Juan Gonzales, 79, steps down as chair of City College of San Francisco's journalism department this month, ending a 41-year run. The bilingual Mission newspaper he founded in 1970, El Tecolote, is not going anywhere.
At Acción Latina, the Mission District nonprofit where El Tecolote has been published for more than five decades, some of Juan Gonzales' former students gathered June 6 for his retirement party. The 79-year-old spent part of it coaching a current student on his reporting.
At the end of this month, Gonzales will officially step down as chair of City College of San Francisco's journalism department — a post he has held since 1985, forty-one years. El Tecolote, the bilingual Mission paper, stays his.
The paper predates the chairmanship by fifteen years. In 1970, Gonzales — then 22, fresh out of San Francisco State's journalism program, with internships at the Associated Press and United Press International — was asked to help build SF State's new ethnic studies program. He taught a journalism course. Out of that course, El Tecolote was born.
"I saw the information needs of the people in that community," he said. "And so I started a newspaper."

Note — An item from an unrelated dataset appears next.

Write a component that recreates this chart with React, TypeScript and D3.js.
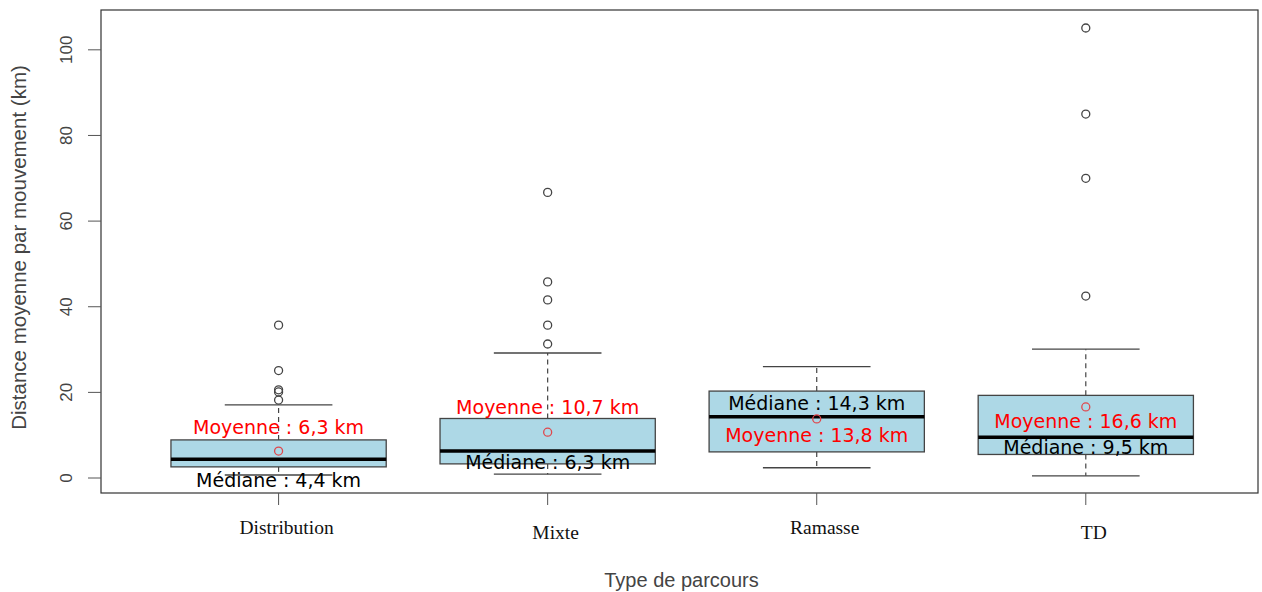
import React from "react";
import * as d3 from "d3";

const categories = ["Distribution", "Mixte", "Ramasse", "TD"];
const q1 = [2.6, 3.3, 6.1, 5.5];
const medians = [4.4, 6.3, 14.3, 9.5];
const q3 = [8.9, 13.9, 20.3, 19.3];
const whiskerLow = [0.7, 0.9, 2.4, 0.5];
const whiskerHigh = [17.1, 29.2, 26.0, 30.1];
const means = [6.3, 10.7, 13.8, 16.6];
const outliers = [
  [35.7, 25.1, 20.6, 20.1, 18.2],
  [66.7, 45.8, 41.6, 35.7, 31.3],
  [],
  [105.1, 85.0, 70.0, 42.5],
];
const meanLabels = ["Moyenne : 6,3 km", "Moyenne : 10,7 km", "Moyenne : 13,8 km", "Moyenne : 16,6 km"];
const medianLabels = ["Médiane : 4,4 km", "Médiane : 6,3 km", "Médiane : 14,3 km", "Médiane : 9,5 km"];
// vertical anchor of each annotation, in km
const meanLabelAt = [12.0, 16.6, 10.0, 13.4];
const medianLabelAt = [-0.5, 3.8, 17.5, 7.3];
const yTicks = [0, 20, 40, 60, 80, 100];

const W = 1262;
const H = 592;
const plot = { left: 101, right: 1258, top: 10, bottom: 493 };

export default function App() {
  const x = d3.scaleLinear().domain([0.34, 4.64]).range([plot.left, plot.right]);
  const y = d3.scaleLinear().domain([-3.5, 109.3]).range([plot.bottom, plot.top]);
  const boxW = (x(2) - x(1)) * 0.8;
  const capW = boxW * 0.5;
  const stroke = "#444";

  return (
    <svg width={W} height={H} style={{ position: "absolute", left: 0, top: 0, background: "#fff" }}>
      <rect x={0} y={0} width={W} height={H} fill="#fff" />
      {/* frame */}
      <rect
        x={plot.left}
        y={plot.top}
        width={plot.right - plot.left}
        height={plot.bottom - plot.top}
        fill="none"
        stroke="#333"
        strokeWidth={1.2}
      />
      {/* y axis */}
      {yTicks.map((t) => (
        <g key={t}>
          <line x1={plot.left - 13} x2={plot.left} y1={y(t)} y2={y(t)} stroke="#555" strokeWidth={1} />
          <text
            transform={`translate(${plot.left - 35},${y(t)}) rotate(-90)`}
            textAnchor="middle"
            dominantBaseline="central"
            fontFamily="Liberation Sans, Arial, sans-serif"
            fontSize={17}
            fill="#444"
          >
            {t}
          </text>
        </g>
      ))}
      <text
        transform={`translate(18,${(plot.top + plot.bottom) / 2 - 4}) rotate(-90)`}
        textAnchor="middle"
        dominantBaseline="central"
        fontFamily="Liberation Sans, Arial, sans-serif"
        fontSize={20.5}
        fill="#444"
      >
        Distance moyenne par mouvement (km)
      </text>
      {/* x axis */}
      {categories.map((c, i) => (
        <g key={c}>
          <line x1={x(i + 1)} x2={x(i + 1)} y1={plot.bottom} y2={plot.bottom + 12} stroke="#555" />
          <text
            x={x(i + 1) + 8}
            y={plot.bottom + (i % 2 === 0 ? 34 : 39)}
            textAnchor="middle"
            dominantBaseline="central"
            fontFamily="Liberation Serif, Times New Roman, serif"
            fontSize={19.5}
            fill="#111"
          >
            {c}
          </text>
        </g>
      ))}
      <text
        x={(plot.left + plot.right) / 2 + 2}
        y={580}
        textAnchor="middle"
        dominantBaseline="central"
        fontFamily="Liberation Sans Narrow, Arial Narrow, Liberation Sans, sans-serif"
        fontSize={20}
        fill="#444"
      >
        Type de parcours
      </text>
      {/* boxes */}
      {categories.map((c, i) => {
        const cx = x(i + 1);
        return (
          <g key={c}>
            <line x1={cx} x2={cx} y1={y(q3[i])} y2={y(whiskerHigh[i])} stroke={stroke} strokeDasharray="5,4" strokeWidth={1.2} />
            <line x1={cx} x2={cx} y1={y(q1[i])} y2={y(whiskerLow[i])} stroke={stroke} strokeDasharray="5,4" strokeWidth={1.2} />
            <line x1={cx - capW / 2} x2={cx + capW / 2} y1={y(whiskerHigh[i])} y2={y(whiskerHigh[i])} stroke={stroke} strokeWidth={1.3} />
            <line x1={cx - capW / 2} x2={cx + capW / 2} y1={y(whiskerLow[i])} y2={y(whiskerLow[i])} stroke={stroke} strokeWidth={1.3} />
            <rect
              x={cx - boxW / 2}
              y={y(q3[i])}
              width={boxW}
              height={y(q1[i]) - y(q3[i])}
              fill="#add8e6"
              stroke={stroke}
              strokeWidth={1.3}
            />
            <line x1={cx - boxW / 2} x2={cx + boxW / 2} y1={y(medians[i])} y2={y(medians[i])} stroke="#000" strokeWidth={3.5} />
            {outliers[i].map((v, j) => (
              <circle key={j} cx={cx} cy={y(v)} r={4} fill="none" stroke="#444" strokeWidth={1.3} />
            ))}
            <circle cx={cx} cy={y(means[i])} r={4} fill="none" stroke="#e0474c" strokeWidth={1.3} />
            <text
              x={cx}
              y={y(meanLabelAt[i])}
              textAnchor="middle"
              dominantBaseline="central"
              fontFamily="DejaVu Sans, Verdana, sans-serif"
              fontSize={19}
              fill="#ff0000"
            >
              {meanLabels[i]}
            </text>
            <text
              x={cx}
              y={y(medianLabelAt[i])}
              textAnchor="middle"
              dominantBaseline="central"
              fontFamily="DejaVu Sans, Verdana, sans-serif"
              fontSize={19}
              fill="#000"
            >
              {medianLabels[i]}
            </text>
          </g>
        );
      })}
    </svg>
  );
}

The alumni list is long. Pulitzer Prize-winning journalist and novelist Hector Tobar got his journalistic start at El Tecolote. Santiago Mejia, now a staff photographer at the San Francisco Chronicle for close to a decade, came up through The Guardsman — City College's student paper, which Gonzales also helmed — after Gonzales found him in a science class and pushed him toward the New York Times Student Journalism Institute. "Juan found me," Mejia said. "He saw things in me that no one else could." Other students went further: the Richmond Review and the Sunset Beacon on the Westside, and the Ingleside Light, all trace roots to his program. The Society of Professional Journalists recognized his teaching with an award in 2025.
"I want to give other folks younger than me a chance to run the department," Gonzales said, "maybe even take it another notch up."
The retirement, by all accounts, is approximate. Gonzales said he plans to get more involved with El Tecolote — "while I can still think and talk and have the physical abilities to do so." At the party June 6, Chronicle photographer Mejia offered what may be the most accurate forecast: "He's retiring today, but he's still fighting the fight tomorrow."